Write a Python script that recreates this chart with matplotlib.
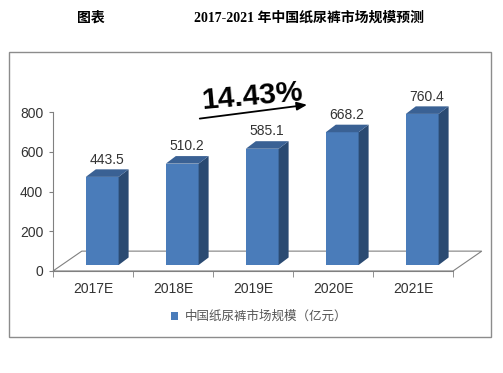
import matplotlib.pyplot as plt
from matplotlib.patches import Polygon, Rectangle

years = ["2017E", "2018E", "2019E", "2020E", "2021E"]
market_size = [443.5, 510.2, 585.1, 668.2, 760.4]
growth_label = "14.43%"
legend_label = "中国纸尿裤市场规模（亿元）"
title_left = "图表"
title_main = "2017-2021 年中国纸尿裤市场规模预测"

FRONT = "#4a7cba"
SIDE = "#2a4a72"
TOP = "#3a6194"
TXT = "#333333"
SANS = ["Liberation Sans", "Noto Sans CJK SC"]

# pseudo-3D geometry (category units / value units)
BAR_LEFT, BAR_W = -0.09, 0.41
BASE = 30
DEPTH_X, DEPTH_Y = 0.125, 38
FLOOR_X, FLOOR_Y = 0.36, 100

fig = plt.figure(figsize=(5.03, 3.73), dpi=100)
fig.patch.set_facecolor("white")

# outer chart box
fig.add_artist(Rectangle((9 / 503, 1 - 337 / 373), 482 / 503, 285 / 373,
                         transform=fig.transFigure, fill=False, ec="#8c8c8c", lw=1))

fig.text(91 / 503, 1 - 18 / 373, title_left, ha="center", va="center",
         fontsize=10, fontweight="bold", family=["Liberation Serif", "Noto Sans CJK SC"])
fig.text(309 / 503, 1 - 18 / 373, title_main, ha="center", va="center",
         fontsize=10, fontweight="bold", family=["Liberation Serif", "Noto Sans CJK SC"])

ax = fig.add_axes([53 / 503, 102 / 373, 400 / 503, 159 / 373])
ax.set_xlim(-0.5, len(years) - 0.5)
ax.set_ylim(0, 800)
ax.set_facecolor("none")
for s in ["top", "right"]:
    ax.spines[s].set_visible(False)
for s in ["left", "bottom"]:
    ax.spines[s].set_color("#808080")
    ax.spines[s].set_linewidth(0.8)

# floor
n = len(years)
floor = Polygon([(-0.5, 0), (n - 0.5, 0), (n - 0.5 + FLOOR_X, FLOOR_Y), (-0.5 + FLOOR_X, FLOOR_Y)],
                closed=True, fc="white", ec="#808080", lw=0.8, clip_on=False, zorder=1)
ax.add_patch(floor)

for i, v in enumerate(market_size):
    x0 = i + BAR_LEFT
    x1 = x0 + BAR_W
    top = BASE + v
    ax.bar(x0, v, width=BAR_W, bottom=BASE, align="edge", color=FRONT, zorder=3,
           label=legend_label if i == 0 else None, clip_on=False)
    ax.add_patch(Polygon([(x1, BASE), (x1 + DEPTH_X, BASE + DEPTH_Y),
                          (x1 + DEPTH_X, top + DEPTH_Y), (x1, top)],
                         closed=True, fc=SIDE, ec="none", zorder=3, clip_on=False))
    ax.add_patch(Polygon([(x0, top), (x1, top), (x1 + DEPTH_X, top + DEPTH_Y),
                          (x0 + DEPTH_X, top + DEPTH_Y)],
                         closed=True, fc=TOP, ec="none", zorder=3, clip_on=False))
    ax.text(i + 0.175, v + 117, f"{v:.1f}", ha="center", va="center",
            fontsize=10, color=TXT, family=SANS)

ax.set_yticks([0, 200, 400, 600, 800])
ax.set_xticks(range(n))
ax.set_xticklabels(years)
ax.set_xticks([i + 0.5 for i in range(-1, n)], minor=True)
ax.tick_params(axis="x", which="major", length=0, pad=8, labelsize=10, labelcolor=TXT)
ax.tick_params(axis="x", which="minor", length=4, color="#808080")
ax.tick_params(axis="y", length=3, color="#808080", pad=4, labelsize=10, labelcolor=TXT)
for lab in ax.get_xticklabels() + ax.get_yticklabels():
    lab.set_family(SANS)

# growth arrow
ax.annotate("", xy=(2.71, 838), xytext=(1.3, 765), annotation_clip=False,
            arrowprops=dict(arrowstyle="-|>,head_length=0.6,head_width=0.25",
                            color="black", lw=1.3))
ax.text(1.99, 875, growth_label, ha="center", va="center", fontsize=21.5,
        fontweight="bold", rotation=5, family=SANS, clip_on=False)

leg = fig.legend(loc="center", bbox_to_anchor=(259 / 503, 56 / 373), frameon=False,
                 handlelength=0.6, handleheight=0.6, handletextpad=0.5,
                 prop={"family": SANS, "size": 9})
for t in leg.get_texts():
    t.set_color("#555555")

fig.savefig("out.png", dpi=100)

______________________________

In your copy of the listing above, reproduce each line exactly and omit all pictures.

§ ANSWER TO THIS PROBLEM:
Write a Python script that recreates this chart with matplotlib.
import matplotlib.pyplot as plt
from matplotlib.patches import Polygon, Rectangle

years = ["2017E", "2018E", "2019E", "2020E", "2021E"]
market_size = [443.5, 510.2, 585.1, 668.2, 760.4]
growth_label = "14.43%"
legend_label = "中国纸尿裤市场规模（亿元）"
title_left = "图表"
title_main = "2017-2021 年中国纸尿裤市场规模预测"

FRONT = "#4a7cba"
SIDE = "#2a4a72"
TOP = "#3a6194"
TXT = "#333333"
SANS = ["Liberation Sans", "Noto Sans CJK SC"]

# pseudo-3D geometry (category units / value units)
BAR_LEFT, BAR_W = -0.09, 0.41
BASE = 30
DEPTH_X, DEPTH_Y = 0.125, 38
FLOOR_X, FLOOR_Y = 0.36, 100

fig = plt.figure(figsize=(5.03, 3.73), dpi=100)
fig.patch.set_facecolor("white")

# outer chart box
fig.add_artist(Rectangle((9 / 503, 1 - 337 / 373), 482 / 503, 285 / 373,
                         transform=fig.transFigure, fill=False, ec="#8c8c8c", lw=1))

fig.text(91 / 503, 1 - 18 / 373, title_left, ha="center", va="center",
         fontsize=10, fontweight="bold", family=["Liberation Serif", "Noto Sans CJK SC"])
fig.text(309 / 503, 1 - 18 / 373, title_main, ha="center", va="center",
         fontsize=10, fontweight="bold", family=["Liberation Serif", "Noto Sans CJK SC"])

ax = fig.add_axes([53 / 503, 102 / 373, 400 / 503, 159 / 373])
ax.set_xlim(-0.5, len(years) - 0.5)
ax.set_ylim(0, 800)
ax.set_facecolor("none")
for s in ["top", "right"]:
    ax.spines[s].set_visible(False)
for s in ["left", "bottom"]:
    ax.spines[s].set_color("#808080")
    ax.spines[s].set_linewidth(0.8)

# floor
n = len(years)
floor = Polygon([(-0.5, 0), (n - 0.5, 0), (n - 0.5 + FLOOR_X, FLOOR_Y), (-0.5 + FLOOR_X, FLOOR_Y)],
                closed=True, fc="white", ec="#808080", lw=0.8, clip_on=False, zorder=1)
ax.add_patch(floor)

for i, v in enumerate(market_size):
    x0 = i + BAR_LEFT
    x1 = x0 + BAR_W
    top = BASE + v
    ax.bar(x0, v, width=BAR_W, bottom=BASE, align="edge", color=FRONT, zorder=3,
           label=legend_label if i == 0 else None, clip_on=False)
    ax.add_patch(Polygon([(x1, BASE), (x1 + DEPTH_X, BASE + DEPTH_Y),
                          (x1 + DEPTH_X, top + DEPTH_Y), (x1, top)],
                         closed=True, fc=SIDE, ec="none", zorder=3, clip_on=False))
    ax.add_patch(Polygon([(x0, top), (x1, top), (x1 + DEPTH_X, top + DEPTH_Y),
                          (x0 + DEPTH_X, top + DEPTH_Y)],
                         closed=True, fc=TOP, ec="none", zorder=3, clip_on=False))
    ax.text(i + 0.175, v + 117, f"{v:.1f}", ha="center", va="center",
            fontsize=10, color=TXT, family=SANS)

ax.set_yticks([0, 200, 400, 600, 800])
ax.set_xticks(range(n))
ax.set_xticklabels(years)
ax.set_xticks([i + 0.5 for i in range(-1, n)], minor=True)
ax.tick_params(axis="x", which="major", length=0, pad=8, labelsize=10, labelcolor=TXT)
ax.tick_params(axis="x", which="minor", length=4, color="#808080")
ax.tick_params(axis="y", length=3, color="#808080", pad=4, labelsize=10, labelcolor=TXT)
for lab in ax.get_xticklabels() + ax.get_yticklabels():
    lab.set_family(SANS)

# growth arrow
ax.annotate("", xy=(2.71, 838), xytext=(1.3, 765), annotation_clip=False,
            arrowprops=dict(arrowstyle="-|>,head_length=0.6,head_width=0.25",
                            color="black", lw=1.3))
ax.text(1.99, 875, growth_label, ha="center", va="center", fontsize=21.5,
        fontweight="bold", rotation=5, family=SANS, clip_on=False)

leg = fig.legend(loc="center", bbox_to_anchor=(259 / 503, 56 / 373), frameon=False,
                 handlelength=0.6, handleheight=0.6, handletextpad=0.5,
                 prop={"family": SANS, "size": 9})
for t in leg.get_texts():
    t.set_color("#555555")

fig.savefig("out.png", dpi=100)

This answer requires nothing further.